§ Material provided
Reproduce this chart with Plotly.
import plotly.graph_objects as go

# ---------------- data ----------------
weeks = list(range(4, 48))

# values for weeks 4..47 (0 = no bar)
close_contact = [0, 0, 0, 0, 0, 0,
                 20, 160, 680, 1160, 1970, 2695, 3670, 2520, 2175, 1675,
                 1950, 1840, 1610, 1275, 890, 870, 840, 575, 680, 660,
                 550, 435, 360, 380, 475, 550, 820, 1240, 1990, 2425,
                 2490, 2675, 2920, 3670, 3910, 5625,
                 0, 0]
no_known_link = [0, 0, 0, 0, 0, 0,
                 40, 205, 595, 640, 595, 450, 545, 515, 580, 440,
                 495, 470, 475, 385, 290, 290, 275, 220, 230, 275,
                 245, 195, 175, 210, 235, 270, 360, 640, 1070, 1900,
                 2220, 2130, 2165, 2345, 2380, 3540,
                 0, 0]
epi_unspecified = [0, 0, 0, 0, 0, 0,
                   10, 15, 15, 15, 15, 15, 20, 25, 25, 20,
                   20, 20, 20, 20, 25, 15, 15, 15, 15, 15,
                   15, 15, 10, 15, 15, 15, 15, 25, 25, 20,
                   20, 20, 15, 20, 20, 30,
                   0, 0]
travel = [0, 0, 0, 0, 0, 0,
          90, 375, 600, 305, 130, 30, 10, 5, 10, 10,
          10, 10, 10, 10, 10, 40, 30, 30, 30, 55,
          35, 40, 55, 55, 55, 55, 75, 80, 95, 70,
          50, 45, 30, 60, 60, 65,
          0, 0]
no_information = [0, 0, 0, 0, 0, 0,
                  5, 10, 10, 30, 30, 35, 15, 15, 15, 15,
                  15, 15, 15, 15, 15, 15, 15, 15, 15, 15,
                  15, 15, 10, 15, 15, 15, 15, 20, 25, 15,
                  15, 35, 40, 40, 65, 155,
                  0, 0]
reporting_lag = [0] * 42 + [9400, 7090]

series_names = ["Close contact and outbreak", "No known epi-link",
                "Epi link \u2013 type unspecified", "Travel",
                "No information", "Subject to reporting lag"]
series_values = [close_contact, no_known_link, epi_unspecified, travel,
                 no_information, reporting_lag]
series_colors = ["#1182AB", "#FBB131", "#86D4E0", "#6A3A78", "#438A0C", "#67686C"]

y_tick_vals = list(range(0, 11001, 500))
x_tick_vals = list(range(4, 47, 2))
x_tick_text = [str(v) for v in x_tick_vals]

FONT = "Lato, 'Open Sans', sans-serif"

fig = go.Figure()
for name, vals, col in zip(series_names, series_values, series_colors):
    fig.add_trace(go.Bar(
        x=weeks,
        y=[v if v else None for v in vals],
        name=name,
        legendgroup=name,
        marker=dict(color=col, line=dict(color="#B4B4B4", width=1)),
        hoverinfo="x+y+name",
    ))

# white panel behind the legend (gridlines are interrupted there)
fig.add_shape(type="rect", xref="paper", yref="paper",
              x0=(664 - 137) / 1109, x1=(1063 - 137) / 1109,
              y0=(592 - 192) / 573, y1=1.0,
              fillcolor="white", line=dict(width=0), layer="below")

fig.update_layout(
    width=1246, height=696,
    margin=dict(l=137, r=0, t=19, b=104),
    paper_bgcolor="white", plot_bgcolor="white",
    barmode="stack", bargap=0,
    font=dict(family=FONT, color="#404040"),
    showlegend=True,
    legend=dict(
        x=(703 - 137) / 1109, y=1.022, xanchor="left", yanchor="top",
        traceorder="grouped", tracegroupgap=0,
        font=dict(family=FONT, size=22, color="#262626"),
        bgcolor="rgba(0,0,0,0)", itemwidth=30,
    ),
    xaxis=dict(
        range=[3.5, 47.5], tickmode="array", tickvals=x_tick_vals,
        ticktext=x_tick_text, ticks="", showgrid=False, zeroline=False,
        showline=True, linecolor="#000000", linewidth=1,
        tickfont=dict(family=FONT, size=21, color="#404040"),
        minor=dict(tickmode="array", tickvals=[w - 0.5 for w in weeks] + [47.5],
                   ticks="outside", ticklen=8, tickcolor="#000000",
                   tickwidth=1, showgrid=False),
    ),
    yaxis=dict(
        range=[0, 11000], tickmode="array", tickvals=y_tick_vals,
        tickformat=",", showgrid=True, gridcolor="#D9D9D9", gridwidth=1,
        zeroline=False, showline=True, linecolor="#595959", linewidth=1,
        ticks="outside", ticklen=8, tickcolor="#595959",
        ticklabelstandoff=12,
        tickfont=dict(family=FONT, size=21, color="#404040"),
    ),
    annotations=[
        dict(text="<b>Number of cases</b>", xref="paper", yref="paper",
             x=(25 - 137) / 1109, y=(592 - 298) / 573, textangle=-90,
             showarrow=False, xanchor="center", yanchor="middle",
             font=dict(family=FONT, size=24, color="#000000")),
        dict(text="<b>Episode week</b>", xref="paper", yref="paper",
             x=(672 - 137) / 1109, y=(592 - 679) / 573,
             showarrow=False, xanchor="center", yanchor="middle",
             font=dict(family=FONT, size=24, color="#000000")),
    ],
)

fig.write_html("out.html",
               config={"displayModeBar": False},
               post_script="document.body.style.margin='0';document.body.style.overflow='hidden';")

§ What is needed
Starting at the first line of the data above, please restate word for word every line up to and including the one that holds "weeks = list(range(4, 48))", and add nothing else.

§ Response to this task
Reproduce this chart with Plotly.
import plotly.graph_objects as go

# ---------------- data ----------------
weeks = list(range(4, 48))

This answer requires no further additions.